Windows 10 ESU vs upgrading to Windows 11

Microsoft pulled the plug on free Windows 10 support on October 14, 2025. Mainstream feature updates stopped, and the regular monthly security-patch cadence ended for anyone who had not opted into Extended Security Updates (ESU). Eighteen months later, that decision still affects a large share of active Windows machines — StatCounter still showed Windows 10 on roughly a quarter of desktop Windows systems in 2026, with Windows 11 holding the clear majority. If you are reading this on a Windows 10 PC in 2026, you have three live options.

Option 1: Pay for ESU. Microsoft opened a paid Consumer ESU program for the first time in October 2025. For consumers, Microsoft offered a one-year ESU path for Windows 10 22H2 through October 13, 2026, with enrollment options that varied by region and account setup — free if you sync your PC settings with Windows Backup, 1,000 Microsoft Rewards points, or a one-time fee of about $30 (one license covers up to 10 devices).

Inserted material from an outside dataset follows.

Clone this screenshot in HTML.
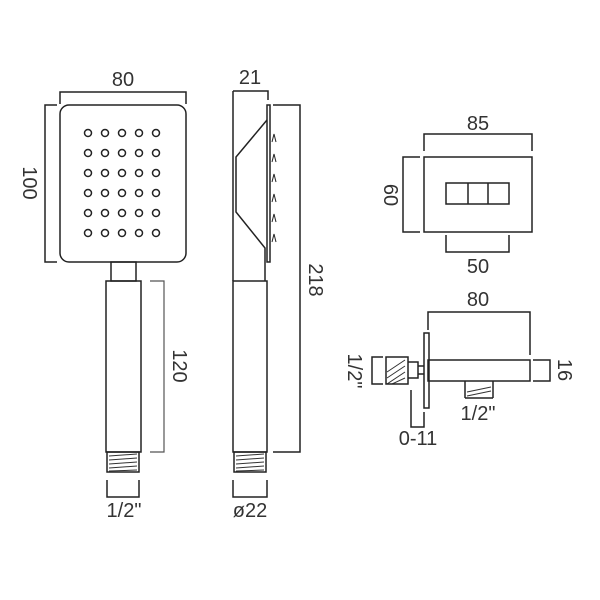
<!DOCTYPE html>
<html><head><style>
html,body{margin:0;padding:0;background:#fff;}
svg{display:block;}
text{font-family:"Liberation Sans",sans-serif;font-size:20px;fill:#333;}
</style></head><body>
<svg width="600" height="600" viewBox="0 0 600 600" xmlns="http://www.w3.org/2000/svg">
<g fill="none" stroke="#222" stroke-width="1.5">
<rect x="60" y="105" width="126" height="157" rx="9"/>
<path d="M60 104V92H186V104"/>
<path d="M57 105H45V262H57"/>
<rect x="111" y="262" width="25" height="19"/>
<rect x="106" y="281" width="35" height="171"/>
<rect x="107" y="452" width="32" height="20"/>
<path d="M107 480V497H139V480"/>
<path d="M150 281H164V452H150" stroke="#555" stroke-width="1.2"/>
</g>
<g fill="none" stroke="#333" stroke-width="1">
<path d="M109 456L137 454M109 460L137 458M109 464L137 462M109 468L137 466M109 471L137 470"/>
<path d="M236 456L264 454M236 460L264 458M236 464L264 462M236 468L264 466M236 471L264 470"/>
<path d="M387 372L405 360M387 378L405 366M387 384L405 372M392 384L405 378"/>
<path d="M467 392L491 387M467 396L491 391"/>
</g>
<g fill="none" stroke="#222" stroke-width="1.5">
<g>
<circle cx="88" cy="133" r="3.5"/><circle cx="105" cy="133" r="3.5"/><circle cx="122" cy="133" r="3.5"/><circle cx="139" cy="133" r="3.5"/><circle cx="156" cy="133" r="3.5"/>
<circle cx="88" cy="153" r="3.5"/><circle cx="105" cy="153" r="3.5"/><circle cx="122" cy="153" r="3.5"/><circle cx="139" cy="153" r="3.5"/><circle cx="156" cy="153" r="3.5"/>
<circle cx="88" cy="173" r="3.5"/><circle cx="105" cy="173" r="3.5"/><circle cx="122" cy="173" r="3.5"/><circle cx="139" cy="173" r="3.5"/><circle cx="156" cy="173" r="3.5"/>
<circle cx="88" cy="193" r="3.5"/><circle cx="105" cy="193" r="3.5"/><circle cx="122" cy="193" r="3.5"/><circle cx="139" cy="193" r="3.5"/><circle cx="156" cy="193" r="3.5"/>
<circle cx="88" cy="213" r="3.5"/><circle cx="105" cy="213" r="3.5"/><circle cx="122" cy="213" r="3.5"/><circle cx="139" cy="213" r="3.5"/><circle cx="156" cy="213" r="3.5"/>
<circle cx="88" cy="233" r="3.5"/><circle cx="105" cy="233" r="3.5"/><circle cx="122" cy="233" r="3.5"/><circle cx="139" cy="233" r="3.5"/><circle cx="156" cy="233" r="3.5"/>
</g>
<path d="M233 91H268V100"/>
<path d="M233 91V281"/>
<rect x="267" y="105" width="3" height="157"/>
<path d="M267 120L236 157V212L265 248V281"/>
<path d="M273 105H300V452H273"/>
<rect x="233" y="281" width="34" height="171"/>
<rect x="234" y="452" width="32" height="20"/>
<path d="M233 480V497H267V480"/>
<path d="M272 142L274 134L276 142M272 162L274 154L276 162M272 182L274 174L276 182M272 202L274 194L276 202M272 222L274 214L276 222M272 242L274 234L276 242" stroke-width="1"/>
<rect x="424" y="157" width="108" height="75"/>
<path d="M424 151V134H532V151"/>
<path d="M420 157H403V232H420"/>
<rect x="446" y="183" width="63" height="21"/>
<path d="M468 183V204M488 183V204"/>
<path d="M446 235V252H509V235"/>
<rect x="428" y="360" width="102" height="21"/>
<rect x="424" y="333" width="5" height="75"/>
<path d="M428 330V312H530V355"/>
<path d="M533 360H550V381H533"/>
<rect x="386" y="357" width="22" height="27"/>
<path d="M408 362H418V378H408"/>
<path d="M418 366H424M418 374H424"/>
<path d="M383 357H372V384H383"/>
<path d="M465 398V381M493 398V381M465 398H493"/>
<path d="M411 390V427H424V412"/>
</g>
<g>
<text x="123" y="86" text-anchor="middle">80</text>
<text x="250" y="84" text-anchor="middle">21</text>
<text transform="translate(23,183) rotate(90)" text-anchor="middle">100</text>
<text transform="translate(173,366) rotate(90)" text-anchor="middle">120</text>
<text transform="translate(309,280) rotate(90)" text-anchor="middle">218</text>
<text x="124" y="517" text-anchor="middle">1/2"</text>
<text x="250" y="517" text-anchor="middle">ø22</text>
<text x="478" y="130" text-anchor="middle">85</text>
<text transform="translate(384,195) rotate(90)" text-anchor="middle">60</text>
<text x="478" y="273" text-anchor="middle">50</text>
<text x="478" y="306" text-anchor="middle">80</text>
<text transform="translate(558,370) rotate(90)" text-anchor="middle">16</text>
<text transform="translate(348,371) rotate(90)" text-anchor="middle">1/2"</text>
<text x="478" y="420" text-anchor="middle">1/2"</text>
<text x="418" y="445" text-anchor="middle">0-11</text>
</g>
</svg>
</body></html>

Commercial ESU is a separate, multi-year paid program. Check Microsoft’s current ESU page for your edition, region and account before quoting a price. ESU buys you critical and important security patches for the OS itself — nothing more. No new features, no UI changes, no driver updates.

Option 2: Free ESU through Microsoft Account sync. Microsoft also offers a free first-year ESU path for consumers who back up their PC settings via OneDrive (you have to sign into a Microsoft Account). This is the option for households on a budget who can stomach the cloud-sync requirement. Year two and three are not free under this path — they revert to paid pricing.

Option 3: Buy a Windows 11 PC or migrate. The Win10 → Win11 migration tool still works for hardware that meets the Win11 minimum (TPM 2.0, 8th-gen Intel or Ryzen 2000+ CPU, 4 GB RAM, Secure Boot). If your hardware fails any of those checks — common for laptops sold before 2018 — the upgrade path is blocked. Replacing the machine is the realistic answer.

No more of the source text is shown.